Friday, January 27, 2012

Beautifully Broken Glass

Ever notice how beautiful a piece of broken glass is? It has smooth and sharp edges, and if you look closely enough you can see the ridges from the glass that was once attached, the ridges that tell the story of where the shard used to fit. The ridges are usually wavy but continuous, smooth but sharp, scarring but beautiful.  These ridges, to me, tell the true story of the whole and the shard, displaying the fragility of the original glass for all to see.
I think that glass does best what humans, myself included, have a difficult time doing: breaking. It’s difficult to accept fragility; it’s difficult to accept that we can be easily broken. And as difficult as fragility is to accept it’s even more difficult to admit. It’s hard to admit that we’re breakable; it’s hard to admit that we hurt and grieve and hope and feel disappointment. It’s just plain hard. And not only is it hard, but it’s scary. It’s so incredibly scary.
Because to me fragility or breakability is dangerous. To me, it’s dangerous to put everything out there. To me, it’s dangerous to breakdown in a heap of emotion or fragility because then I’m at risk for hurt, and I don’t especially enjoy being hurt. I honestly can’t say that I know anyone who does. To me, it’s dangerous to be fully fragile, and I think this to the point of being intensely apologetic whenever I do, apologetic for being fragile, and also apologetic to the person that I am being fragile with.

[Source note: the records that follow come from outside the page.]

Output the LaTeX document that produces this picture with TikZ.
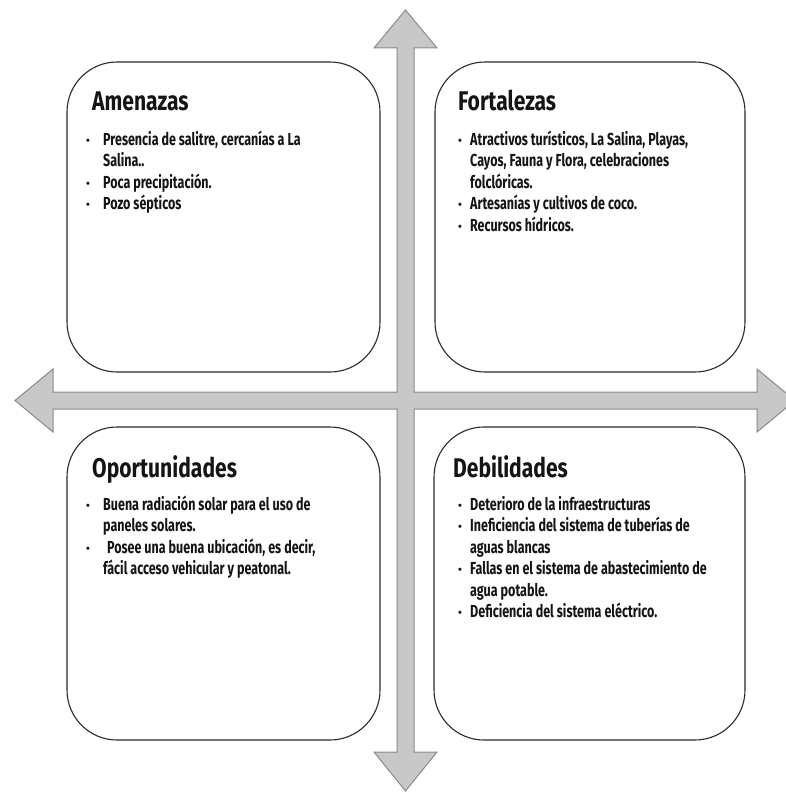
\documentclass[tikz,border=0pt]{standalone}
\usepackage{fontspec}
\setmainfont{Fira Sans}[FakeStretch=0.72]
\newfontfamily\titlefont{Fira Sans}[FakeStretch=0.78]
\newfontfamily\bulletfont{Fira Sans}
\usepackage{array}
\definecolor{arrowfill}{HTML}{C8C8C8}
\definecolor{arrowline}{HTML}{8A8A8A}
\definecolor{boxline}{HTML}{2A2A2A}
\definecolor{textcol}{HTML}{141414}
\tikzset{
  quadbox/.style={draw=boxline, line width=1.1pt, rounded corners=50pt, inner sep=0pt, fill=white},
  quadtitle/.style={anchor=base west, inner sep=0pt, text=textcol, font=\titlefont\fontsize{27}{30}\selectfont\bfseries},
  quadbody/.style={anchor=base west, inner sep=0pt, text=textcol, font=\fontsize{17.4}{21.5}\selectfont\bfseries},
  crossarrow/.style={fill=arrowfill, draw=arrowline, line width=1pt, line join=miter}
}
\newcommand{\bul}{{\bulletfont\fontsize{11}{11}\selectfont\raisebox{1pt}{•}}}
\begin{document}
\begin{tikzpicture}[x=1pt,y=-1pt]
\useasboundingbox (0,0) rectangle (786,792);
\clip (0,0) rectangle (786,792);
\fill[white] (0,0) rectangle (786,792);

% four-way arrow
\draw[crossarrow] (405.5,10) -- (437,48) -- (414,48) -- (414,392) -- (757,392) -- (757,369)
  -- (795,400.5) -- (757,432) -- (757,409) -- (414,409) -- (414,752) -- (437,752)
  -- (405.5,791) -- (374,752) -- (397,752) -- (397,409) -- (53,409) -- (53,432)
  -- (15,400.5) -- (53,369) -- (53,392) -- (397,392) -- (397,48) -- (374,48) -- cycle;

% boxes
\node[quadbox, minimum width=313pt, minimum height=310pt] (amenazas) at (223.5,217) {};
\node[quadbox, minimum width=310pt, minimum height=310pt] (fortalezas) at (590,217) {};
\node[quadbox, minimum width=313pt, minimum height=313pt] (oportunidades) at (223.5,583.5) {};
\node[quadbox, minimum width=311pt, minimum height=313pt] (debilidades) at (589.5,583.5) {};

% titles
\node[quadtitle] (tAmen) at (92,110) {Amenazas};
\node[quadtitle] (tFort) at (458,110) {Fortalezas};
\node[quadtitle] (tOpor) at (92,477) {Oportunidades};
\node[quadtitle] (tDeb) at (453,477) {Debilidades};

% bodies
\node[quadbody] (bAmen) at (86,145) {\begin{tabular}[t]{@{}p{17pt}@{}l@{}}
\bul & Presencia de salitre, cercanías a La\\
 & Salina..\\
\bul & Poca precipitación.\\
\bul & Pozo sépticos
\end{tabular}};

\node[quadbody] (bFort) at (458,145) {\begin{tabular}[t]{@{}p{12pt}@{}l@{}}
\bul & Atractivos turísticos, La Salina, Playas,\\
 & Cayos, Fauna y Flora, celebraciones\\
 & folclóricas.\\
\bul & Artesanías y cultivos de coco.\\
\bul & Recursos hídricos.
\end{tabular}};

\node[quadbody] (bOpor) at (86,510) {\begin{tabular}[t]{@{}p{17pt}@{}l@{}}
\bul & Buena radiación solar para el uso de\\
 & paneles solares.\\
\bul & \hspace{4pt}Posee una buena ubicación, es decir,\\
 & fácil acceso vehicular y peatonal.
\end{tabular}};

\node[quadbody] (bDeb) at (458,510) {\begin{tabular}[t]{@{}p{12pt}@{}l@{}}
\bul & Deterioro de la infraestructuras\\
\bul & Ineficiencia del sistema de tuberías de\\
 & aguas blancas\\
\bul & Fallas en el sistema de abastecimiento de\\
 & agua potable.\\
\bul & Deficiencia del sistema eléctrico.
\end{tabular}};
\end{tikzpicture}
\end{document}
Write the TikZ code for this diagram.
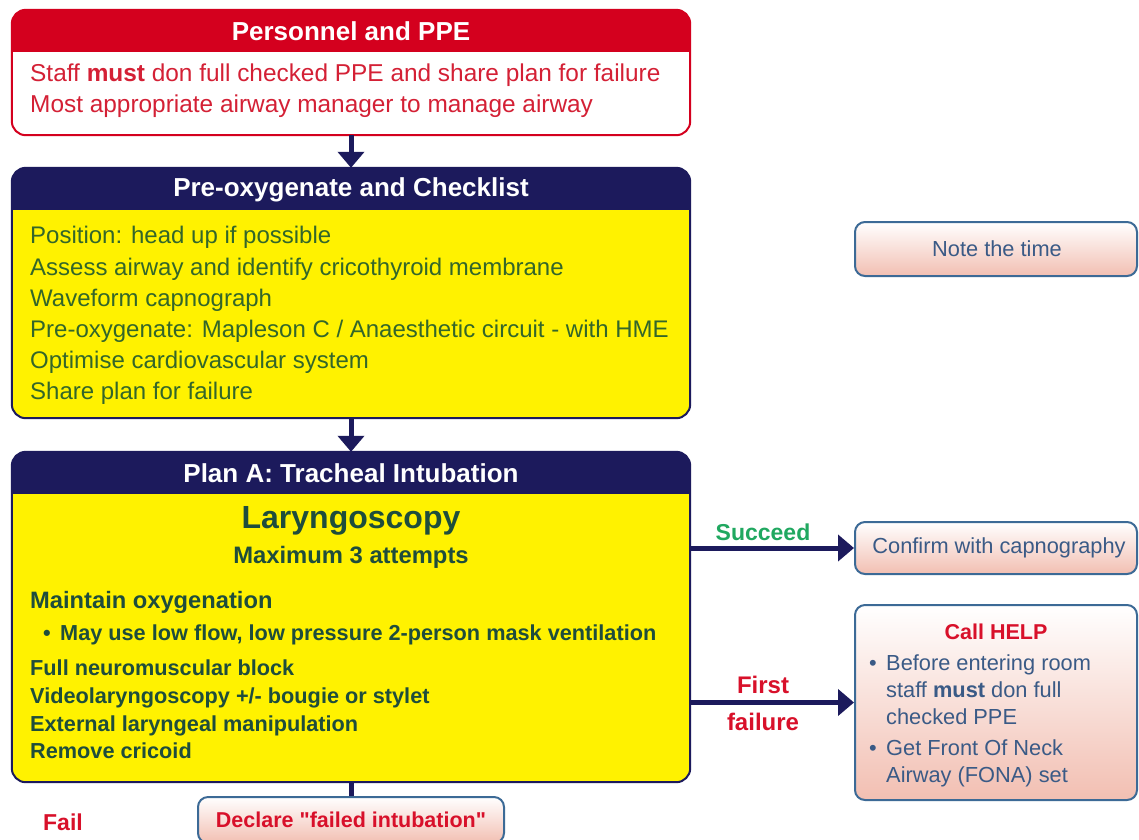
\documentclass[tikz,border=0pt]{standalone}
\usepackage{fontspec}
\setmainfont{Liberation Sans}[Ligatures=TeXOff]
\usetikzlibrary{arrows.meta,calc}
\definecolor{hdrred}{HTML}{D4001E}
\definecolor{redtxt}{HTML}{D42035}
\definecolor{navy}{HTML}{1C1A5C}
\definecolor{yel}{HTML}{FFF200}
\definecolor{grntxt}{HTML}{33662A}
\definecolor{darktxt}{HTML}{1E4D3C}
\definecolor{succ}{HTML}{20A860}
\definecolor{pinkbot}{HTML}{F2BFB2}
\definecolor{pinkborder}{HTML}{3C6A96}
\definecolor{pinktxt}{HTML}{3A5A86}
\definecolor{alert}{HTML}{D8102A}
\begin{document}
\begin{tikzpicture}[x=1pt,y=-1pt,
  bigbox/.style={inner sep=0pt, minimum width=678pt},
  frame/.style={line width=2pt, rounded corners=14pt},
  hdrtxt/.style={text=white, font=\fontsize{26}{30}\selectfont\bfseries, inner sep=0pt},
  bodyl/.style={anchor=base west, inner sep=0pt, font=\fontsize{24}{31}\selectfont},
  bodyb/.style={anchor=base west, inner sep=0pt, font=\fontsize{21.7}{28}\selectfont\bfseries, text=darktxt},
  pinkbox/.style={draw=pinkborder, line width=2pt, rounded corners=10pt, top color=white, bottom color=pinkbot, inner sep=0pt},
  pinkl/.style={inner sep=0pt, font=\fontsize{21.8}{26}\selectfont, text=pinktxt},
  flow/.style={draw=navy, line width=5pt, -{Triangle[width=26pt,length=16pt]}},
  lab/.style={inner sep=0pt, font=\fontsize{23}{28}\selectfont\bfseries}]
\useasboundingbox (0,0) rectangle (1139,839);
\fill[white] (0,0) rectangle (1139,839);

% ---- Box 1: Personnel and PPE
\node[bigbox, fill=white, rounded corners=14pt, minimum height=125pt] (b1) at (351,72.5) {};
\begin{scope}
  \clip[rounded corners=14pt] (b1.north west) rectangle (b1.south east);
  \fill[hdrred] (b1.north west) rectangle ([yshift=-42pt]b1.north east);
\end{scope}
\draw[frame, draw=hdrred] (b1.north west) rectangle (b1.south east);
\node[hdrtxt] (h1) at (351,31) {Personnel and PPE};
\node[bodyl, text=redtxt, font=\fontsize{24.4}{31}\selectfont] (p1) at (30,81) {Staff \textbf{must} don full checked PPE and share plan for failure};
\node[bodyl, text=redtxt, font=\fontsize{24.4}{31}\selectfont] (p2) at (30,112) {Most appropriate airway manager to manage airway};

% ---- Box 2: Pre-oxygenate
\node[bigbox, fill=yel, rounded corners=14pt, minimum height=250pt] (b2) at (351,293) {};
\begin{scope}
  \clip[rounded corners=14pt] (b2.north west) rectangle (b2.south east);
  \fill[navy] (b2.north west) rectangle ([yshift=-42pt]b2.north east);
\end{scope}
\draw[frame, draw=navy] (b2.north west) rectangle (b2.south east);
\node[hdrtxt] (h2) at (351,190) {Pre-oxygenate and Checklist};
\node[bodyl, text=grntxt] (c1) at (30,243) {Position: head up if possible};
\node[bodyl, text=grntxt] (c2) at (30,275) {Assess airway and identify cricothyroid membrane};
\node[bodyl, text=grntxt] (c3) at (30,306) {Waveform capnograph};
\node[bodyl, text=grntxt] (c4) at (30,337) {Pre-oxygenate: Mapleson C / Anaesthetic circuit - with HME};
\node[bodyl, text=grntxt] (c5) at (30,368) {Optimise cardiovascular system};
\node[bodyl, text=grntxt] (c6) at (30,399) {Share plan for failure};

% ---- Box 3: Plan A
\node[bigbox, fill=yel, rounded corners=14pt, minimum height=330pt] (b3) at (351,617) {};
\begin{scope}
  \clip[rounded corners=14pt] (b3.north west) rectangle (b3.south east);
  \fill[navy] (b3.north west) rectangle ([yshift=-42pt]b3.north east);
\end{scope}
\draw[frame, draw=navy] (b3.north west) rectangle (b3.south east);
\node[hdrtxt] (h3) at (351,473) {Plan A: Tracheal Intubation};
\node[inner sep=0pt, font=\fontsize{32}{36}\selectfont\bfseries, text=darktxt] (lar) at (351,521) {Laryngoscopy};
\node[inner sep=0pt, font=\fontsize{23.8}{28}\selectfont\bfseries, text=darktxt] (max) at (351,557) {Maximum 3 attempts};
\node[bodyb, font=\fontsize{23.7}{28}\selectfont\bfseries] (m1) at (30,608) {Maintain oxygenation};
\node[bodyb] (m2b) at (43,640) {•};
\node[bodyb, font=\fontsize{21.7}{26}\selectfont\bfseries] (m2) at (60,640) {May use low flow, low pressure 2-person mask ventilation};
\node[bodyb] (m3) at (30,675) {Full neuromuscular block};
\node[bodyb] (m4) at (30,703) {Videolaryngoscopy +/- bougie or stylet};
\node[bodyb] (m5) at (30,731) {External laryngeal manipulation};
\node[bodyb] (m6) at (30,758) {Remove cricoid};

% ---- right boxes
\node[pinkbox, minimum width=282pt, minimum height=54pt] (note) at (996,249) {};
\node[pinkl] (notet) at (997,249) {Note the time};
\node[pinkbox, minimum width=282pt, minimum height=52pt] (conf) at (996,548) {};
\node[pinkl] (conft) at (999,548) {Confirm with capnography};
\node[pinkbox, minimum width=282pt, minimum height=195pt] (help) at (996,702.5) {};
\node[inner sep=0pt, font=\fontsize{21.5}{26}\selectfont\bfseries, text=alert] (helpt) at (996,632) {Call HELP};
\node[pinkl, anchor=base west] (hb1) at (869,670) {•};
\node[pinkl, anchor=base west] (hl1) at (886,670) {Before entering room};
\node[pinkl, anchor=base west] (hl2) at (886,697) {staff \textbf{must} don full};
\node[pinkl, anchor=base west] (hl3) at (886,724) {checked PPE};
\node[pinkl, anchor=base west] (hb2) at (869,755) {•};
\node[pinkl, anchor=base west] (hl4) at (886,755) {Get Front Of Neck};
\node[pinkl, anchor=base west] (hl5) at (886,782) {Airway (FONA) set};

% ---- declare box
\node[pinkbox, minimum width=306pt, minimum height=46pt] (decl) at (351,820) {};
\node[inner sep=0pt, font=\fontsize{21.5}{26}\selectfont\bfseries, text=alert] (declt) at (351,820) {Declare "failed intubation"};

% ---- connectors
\draw[flow] (b1.south) -- (b2.north);
\draw[flow] (b2.south) -- (b3.north);
\draw[draw=navy, line width=5pt] (b3.south) -- (decl.north);
\draw[flow] (b3.east |- conf.west) -- (conf.west);
\draw[flow] (b3.east |- help.west) -- (help.west);

% ---- labels
\node[lab, text=succ] (succ) at (763,532) {Succeed};
\node[lab, text=alert, font=\fontsize{24}{28}\selectfont\bfseries] (first) at (763,685) {First};
\node[lab, text=alert, font=\fontsize{24}{28}\selectfont\bfseries] (fail1) at (763,722) {failure};
\node[lab, text=alert] (fail) at (63,822) {Fail};
\end{tikzpicture}
\end{document}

I think, or rather I know, that my biggest struggle is admitting that I am breakable. And despite the fact that I know I’m not alone in being breakable I still want to believe that I am invincible and unbreakable and emotionally indestructible. But I’m not. I am not invincible or unbreakable or emotionally indestructible because I Am Fragile. I. Am. Fragile. There, I said it. As scary as it is to admit, I just admitted it, right here, on my blog, for all the world to see. And I have the urge to delete it right now because I still don’t want to believe it, that I am breakable, that I am capable of breaking at all.
But I am breakable and fragile sometimes. I do have emotions; I do break; I do get hurt. And as scary as it is there is a beautiful thing about fragility. Like the ridges in a piece of broken glass, fragility shows the ridges and grooves of the real me. I have made some of my best friends through the minute amount of fragility that I show, and I know that fragility, or rather my comfortableness in being fragile with them, is a huge part of those friendships.
Now I wish that I could say that I will all of a sudden start being vulnerable and breakable around everyone, but I won’t because that’s a hard habit to break, a hard defense mechanism to outwit. And I’m trying; I’m trying so hard, but I’m just not to that point yet. I hope that within the course of this year I will at least get more comfortable with that and stop keeping all the people in my life at a distance. But for right now I’m satisfied with knowing and admitting, however grudgingly, that I am fragile and breakable, and I’m slowly working toward accepting that showing fragility is OK. Because broken glass is beautiful and so is the real, and fragile, me.